Howard Dean Attempts to Spread Truth About Health Care Reform

Howard Dean Attempts to Spread Truth About Health Care Reform


Here are some highlights from the Esquire interview of Howard Dean.  BFIA would like to recommend taking the time to check out the entire interview at Esquire.  Dean, apparently not knowing the secret handshake, tells it exactly how it is.

“The Republicans just make things up out of whole cloth. Nothing they say about health care is true. “   Howard Dean, M.D.

by John H. Richardson

 ~ As a doctor married to a doctor, Howard Dean made health care a priority of his administration, putting strict regulations on health insurance profiteering and figuring out a way to extend insurance to every child in the state. In a new book called Howard Dean's Prescription for Real Health Care Reform, he makes a persuasive case for reform.

ESQUIRE: Your book really lays everything out in a very simple, clear way. It's obvious this is something you've been thinking about for a long time.


HOWARD DEAN: It was one of the reasons I ran for president.


ESQ: One thing I've never seen before is when you say, “Much is made of the 47 million without insurance, but nothing of the 25 million who have insurance but don't go and see the doctor.” I've got one of those high-deductible catastrophic plans myself, so I don't go to the doctor unless I'm bleeding. Why have I never seen this argument before?


HD: Because 99 percent of the discussions among reporters, policy wonks, and politicians focus on the uninsured — which is, frankly, why nothing is passed. They don't focus on the majority of Americans who have health insurance that doesn't work.


ESQ: Boil it down, if you would. Why isn't it working even if you do have insurance?


HD: Because it's too expensive. The private sector can't manage costs. Health care is one of the few places — defense is another — that the government works more efficiently and more effectively than the private sector. That's just a fact.


ESQ: Why is that?


HD: Because there is no feedback in the private health-care system. When I was practicing medicine, nobody with substernal chest pain ever got off my examining table and said, “The guy down the street does it for $2,000 cheaper, I'll see you later.” That's why we've had 40 years of costs that increase between two and three times the rate of inflation every single year. It's breaking our economic system. People are yelling and screaming about jobs going to China, but they're not yelling and screaming about jobs going to Canada. But they are. Because the right-wingers can scream and yell about rationing if they want, but economically their system works much better than ours does.

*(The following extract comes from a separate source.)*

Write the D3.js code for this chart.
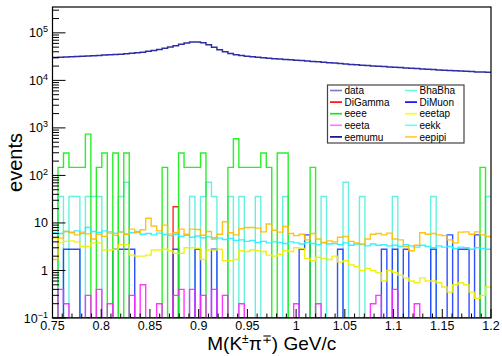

ESQ: I've seen nothing about that during this debate. But in the book you talk about GM and — or was it Toyota? — moving their new factories just across the bridge to Ontario to take advantage of the Canadian health-care system.


HD: Toyota did also, but GM and Ford were the big ones.


ESQ: It seems pretty obvious. They save money. So why are businesses so completely resistant to this?


HD: They're not. Some businesses — and the Chamber of Commerce — are resistant because they're ideological. They are part of the right wing. Then there are lots of businesses that aren't particularly ideological but genuinely believe that if they keep doing the same thing, they'll somehow get a different outcome. That's human nature. They think they can manage health-care costs even though it's been 40 years since any of them ever have. That's why I think Obama's plan is so great: If you like what you have, you can keep it.


ESQ: Speaking of the Obama plan, you're even stronger than he has been lately in support of the public plan. You say that without it, it's not reform.


HD: It's not. It's a waste of time. Don't pretend you're going to do health-insurance reform unless you're really going to change the system. The discussions in the Senate have not been about changing the system.


ESQ: They seem to be worried about preserving the status quo.


HD: Washington is the most conservative town in America. Its culture is the most resistant to change except a few religious cults.


ESQ: [Laughter]


HD: It's true! It's absolutely true.

ESQ: You say that the public plan shouldn't be able to dip into general government reserves to subsidize its operations. But the Republicans say it will.


HD: The Republicans just make things up out of whole cloth. Nothing they say about health care is true. It's all just nonsense and fears and what-ifs. It doesn't happen. First of all, Medicare doesn't dip into government reserves. It has never happened. It might happen in 10 years if they don't cut benefits or raise taxes, but so far, never in the history of America has a program like Medicare used public reserves. The Republican tactic is to raise objections because they never have anything positive to say themselves.


ESQ: In the book you ask, “Is health insurance really health insurance or an extension of the things that have been happening on Wall Street?”


HD: Think about it. What the big insurance companies have done is deny claims just so they can improve their bottom line. That's just extraordinary.


ESQ: And what about the public plan?

HD: I think that the Senate needs to understand that the American people want a public plan. That's not an advocate talking. That's the facts of the polls. People want the choice. And why shouldn't the American people get to choose instead of the big Washington government making the choice for them? So I think the Senate will come to understand that their first job is to serve the American people and not the health-insurance industry.